Answers might soon be found in an unassuming corner of northern England, as scientists and historians believe they are getting closer to finding Yorkshire's "lost Atlantis", the town of Ravenser Odd, swallowed up by the fierce waves of the North Sea in 1362.
Its story is unlike anything else in English history. The sunken town was once rather like a little Venice a wealthy, outwardlooking place. Built on trade on East Yorkshire land, between what is now Hull and Grimsby, historians believe it was one part of England's key trading route at the very mouth of the Humber Estuary.
It was one of England's most international and distinctively cosmopolitan places too, welcoming seafaring traders from Germany, Scandinavia and beyond. An average week might have seen Scandinavians, pirates and merchants from Italy plying their trade. But does it all sound too fanciful to be true?
Reader's Digest spoke to author and historian, Phil Mathison, who has dedicated many years of research to finding out more about this remarkable town.

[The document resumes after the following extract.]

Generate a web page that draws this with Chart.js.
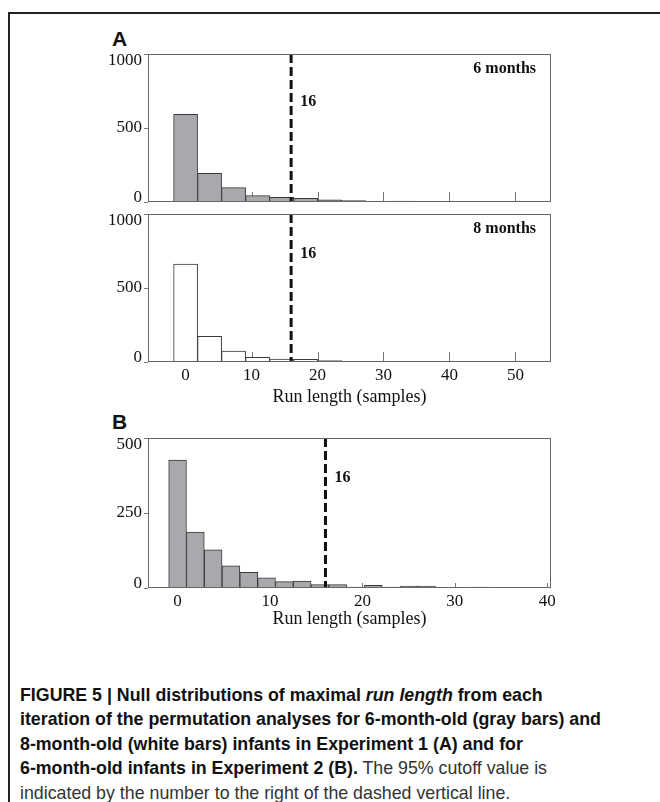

"Ravenser Odd is truly an amazing and inspiring place," Mathison explains. "Once people learn a little bit about it, they just want to know more and more. It fires up people's imagination like nowhere else. I think most people like a legend, a mystery story, and something that hasn't been solved. Well, here we've got a legend on our own doorstep. And the curious thing is that 99 per cent of people living around Yorkshire haven't even heard about it."